Do you see this amazing thing, my friends? When we understand what our High Priest has done for us by offering his own blood before the heavenly mercy seat, we realize that his blood has also cleansed our conscience!
And why is that so important? How many times have we been in this conversation, either with ourselves or with others: "I know the Lord has forgiven me, but I can't forgive myself"? When we say or hear that what do we mean? In short, we tell ourselves that our conscience is not cleansed. We use human logic and see the Lord through our own faulty lens when we do that.

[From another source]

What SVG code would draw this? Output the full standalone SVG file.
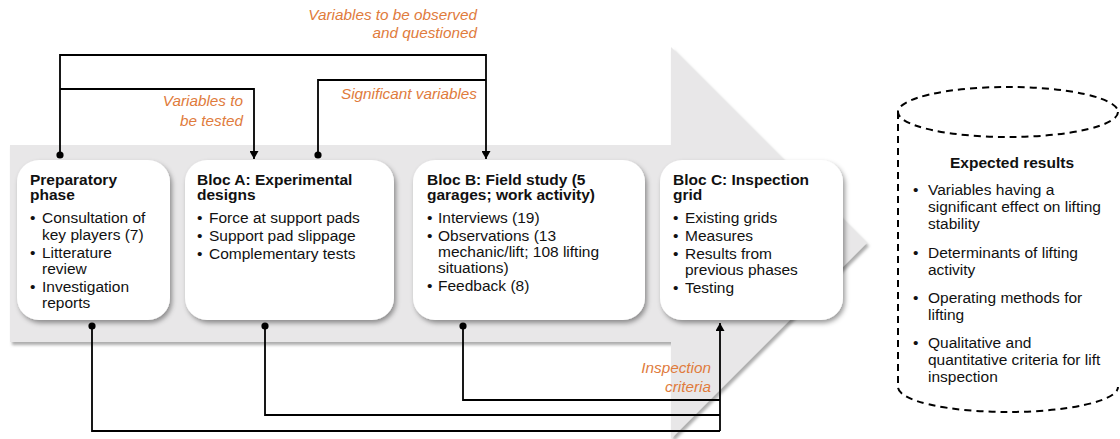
<svg xmlns="http://www.w3.org/2000/svg" width="1120" height="439" viewBox="0 0 1120 439">
<style>
.title{font-family:"Liberation Sans",Arial,sans-serif;font-size:15.5px;font-weight:bold;fill:#111}
.txt{font-family:"Liberation Sans",Arial,sans-serif;font-size:15.5px;fill:#111}
.lbl{font-family:"Liberation Sans",Arial,sans-serif;font-size:15.3px;font-style:italic;fill:#e07b3c;text-anchor:end}
.box{fill:#fff;filter:url(#sh)}
.con{fill:none;stroke:#000;stroke-width:1.8}
.dash{fill:none;stroke:#000;stroke-width:2;stroke-dasharray:7 5}
</style>
<defs>
<filter id="sh" x="-10%" y="-10%" width="125%" height="130%">
<feDropShadow dx="2" dy="3" stdDeviation="2.5" flood-color="#000" flood-opacity="0.4"/>
</filter>
<filter id="ash" x="-5%" y="-5%" width="112%" height="115%">
<feDropShadow dx="2" dy="3" stdDeviation="1.5" flood-color="#777" flood-opacity="0.6"/>
</filter>
<marker id="arr" markerUnits="userSpaceOnUse" markerWidth="9" markerHeight="9" refX="8" refY="4.5" orient="auto">
<path d="M0,0 L8,4.5 L0,9 z" fill="#000"/>
</marker>
<marker id="dot" markerUnits="userSpaceOnUse" markerWidth="9" markerHeight="9" refX="4.5" refY="4.5">
<circle cx="4.5" cy="4.5" r="3.6" fill="#000"/>
</marker>
</defs>

<g id="bigArrow">
<path d="M10,145 L671,145 L671,47 L867,243 L671,439 L671,342 L10,342 Z" fill="#e8e7e8" filter="url(#ash)"/>
</g>

<g id="preparatory">
<rect class="box" x="17" y="160" width="153" height="160" rx="22"/>
<text class="title" x="30" y="185">Preparatory</text>
<text class="title" x="30" y="200">phase</text>
<text class="txt"><tspan x="30" y="223">•</tspan><tspan x="42" y="223">Consultation of</tspan><tspan x="42" y="240">key players (7)</tspan><tspan x="30" y="258">•</tspan><tspan x="42" y="258">Litterature</tspan><tspan x="42" y="274">review</tspan><tspan x="30" y="292">•</tspan><tspan x="42" y="292">Investigation</tspan><tspan x="42" y="308">reports</tspan></text>
</g>

<g id="blocA">
<rect class="box" x="185" y="160" width="209" height="160" rx="22"/>
<text class="title" x="197" y="185">Bloc A:  Experimental</text>
<text class="title" x="197" y="200">designs</text>
<text class="txt"><tspan x="197" y="223">•</tspan><tspan x="209" y="223">Force at support pads</tspan><tspan x="197" y="241">•</tspan><tspan x="209" y="241">Support pad slippage</tspan><tspan x="197" y="259">•</tspan><tspan x="209" y="259">Complementary tests</tspan></text>
</g>

<g id="blocB">
<rect class="box" x="413" y="160" width="232" height="160" rx="22"/>
<text class="title" x="427" y="185">Bloc B: Field study (5</text>
<text class="title" x="427" y="200">garages; work activity)</text>
<text class="txt"><tspan x="427" y="223">•</tspan><tspan x="438" y="223">Interviews (19)</tspan><tspan x="427" y="241">•</tspan><tspan x="438" y="241">Observations (13</tspan><tspan x="438" y="257">mechanic/lift; 108 lifting</tspan><tspan x="438" y="273">situations)</tspan><tspan x="427" y="291">•</tspan><tspan x="438" y="291">Feedback (8)</tspan></text>
</g>

<g id="blocC">
<rect class="box" x="660" y="160" width="183" height="160" rx="22"/>
<text class="title" x="673" y="185">Bloc C: Inspection</text>
<text class="title" x="673" y="200">grid</text>
<text class="txt"><tspan x="673" y="223">•</tspan><tspan x="685" y="223">Existing grids</tspan><tspan x="673" y="241">•</tspan><tspan x="685" y="241">Measures</tspan><tspan x="673" y="259">•</tspan><tspan x="685" y="259">Results from</tspan><tspan x="685" y="275">previous phases</tspan><tspan x="673" y="293">•</tspan><tspan x="685" y="293">Testing</tspan></text>
</g>

<g id="expectedResults">
<path class="dash" d="M898,112 V387 A110,25 0 0 0 1118,387"/>
<ellipse class="dash" cx="1008" cy="112" rx="110" ry="25"/>
<text class="title" x="1012" y="168" text-anchor="middle">Expected results</text>
<text class="txt"><tspan x="913" y="195">•</tspan><tspan x="928" y="195">Variables having a</tspan><tspan x="928" y="212">significant effect on lifting</tspan><tspan x="928" y="229">stability</tspan><tspan x="913" y="258">•</tspan><tspan x="928" y="258">Determinants of lifting</tspan><tspan x="928" y="275">activity</tspan><tspan x="913" y="303">•</tspan><tspan x="928" y="303">Operating methods for</tspan><tspan x="928" y="320">lifting</tspan><tspan x="913" y="348">•</tspan><tspan x="928" y="348">Qualitative and</tspan><tspan x="928" y="365">quantitative criteria for lift</tspan><tspan x="928" y="382">inspection</tspan></text>
</g>

<g id="connectors">
<path class="con" d="M60,155 V55 H486 V159" marker-start="url(#dot)" marker-end="url(#arr)"/>
<path class="con" d="M60,89 H254 V159" marker-end="url(#arr)"/>
<path class="con" d="M318,155 V80 H486" marker-start="url(#dot)"/>
<path class="con" d="M92,326 V431 H720" marker-start="url(#dot)"/>
<path class="con" d="M265,326 V415 H720" marker-start="url(#dot)"/>
<path class="con" d="M463,326 V400 H720" marker-start="url(#dot)"/>
<path class="con" d="M720,431 V323" marker-end="url(#arr)"/>
<text class="lbl"><tspan x="477" y="20">Variables to be observed</tspan><tspan x="477" y="38">and questioned</tspan></text>
<text class="lbl"><tspan x="243" y="106">Variables to</tspan><tspan x="243" y="126">be tested</tspan></text>
<text class="lbl" x="477" y="99">Significant variables</text>
<text class="lbl"><tspan x="711" y="373">Inspection</tspan><tspan x="711" y="392">criteria</tspan></text>
</g>
</svg>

How so? Like this. We struggle with the same sin, going to the Lord again and again, confessing it over and over. And eventually we become afraid, "How many times will he forgive me before he has had enough of me?"
And here is where the error creeps in. We seem to ask the Lord to sort of "look into his heart" and see if there is still any forgiveness left for us. Because that is what we do with one another, isn't it? Truth be known, we have little tolerance when others hurt us. How often do we respond, "I don't get mad, I get even"? And subtly or not so subtly, we begin to see God in that light.
But God does not work that way. Picture the scene. We approach God, full of shame, guilt upon our heart-rightly so because we have sinned. We say, "Lord I confess my sin to you. Here's what I am guilty over." And the Lord says, "I know." And we ask, "Lord can you forgive me?", expecting him to look into his heart of love, to forgive us of the sin we have come to him about time and time again.
But God does not look into his heart. God looks into the heavenly tabernacle, at the mercy seat, at the perfect blood of his perfect son who put it there because he is the Great High Priest. And based on that, the Lord says, "I forgive you, for the sake of my son."
So, when our heart condemns us, when we feel that our conscience is dirty, we need to, once again go back to the truth: the Lord Jesus, perfect Lamb of God sprinkled his own blood in front of the heavenly mercy seat. It is only there that we can find cleansing of the conscience. It is only there where we can be assured that our God forgives us. For our God is faithful to his covenant. The bottom line is this: God does not forgive because he is nice and loving. He forgives because he is faithful to the covenant he made with us. Praise be to the Lord Jesus for his unspeakable precious ministry, as the Great High Priest.
And that's what Christmas is all about, Charlie Brown.